Veiled threat to Islamisation

A veiled woman has been denied citizenship by France because her brand of Islam is incompatible with French values.

"The case will re-ignite debate about how to reconcile religious freedom with other rights, which many in France feel are being challenged by the way of life of some Muslims," says this story in Britain's Daily Mail.

The Mail quotes Le Monde as saying it's the first time this sort of thing has happened because of personal religious practice.

The Mail continues:

Married to a French national, the woman arrived in France in 2000, speaks good French and has three children born in France.

Thought to be aged 32, she wears a burka that covers all her body except her eyes, and lives in "total submission" to her husband and male relatives, according to social services.

And it's that total submission that's worrying.

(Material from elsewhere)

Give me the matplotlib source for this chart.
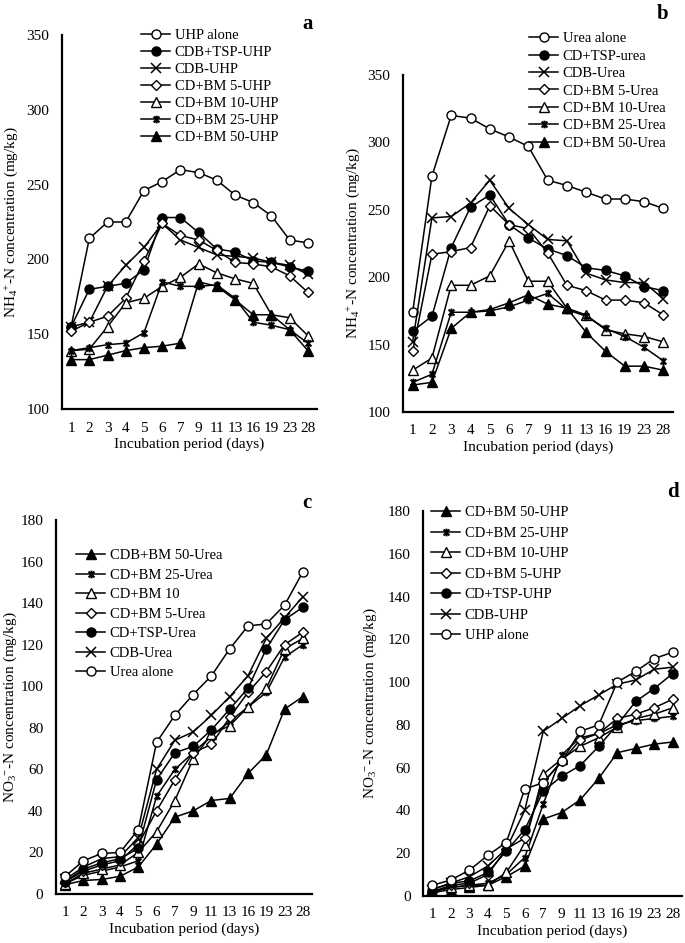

Should she be allowed citizenship? Is what she does with her appearance a not a private matter (provided she's not a threat to others)? I suspect it's not just her submission but the fact that she's wearing it like a badge of honour that's upsetting the authorities.

"The ruling", says the Mail, "comes weeks after a heated debate over whether traditional Muslim views were creeping into French law, prompted by a court annulment of the marriage of two Muslims because the husband said the wife was not a virgin as she had claimed to be."

It looks as though, if creeping Islam is to be halted, the process has to start somewhere.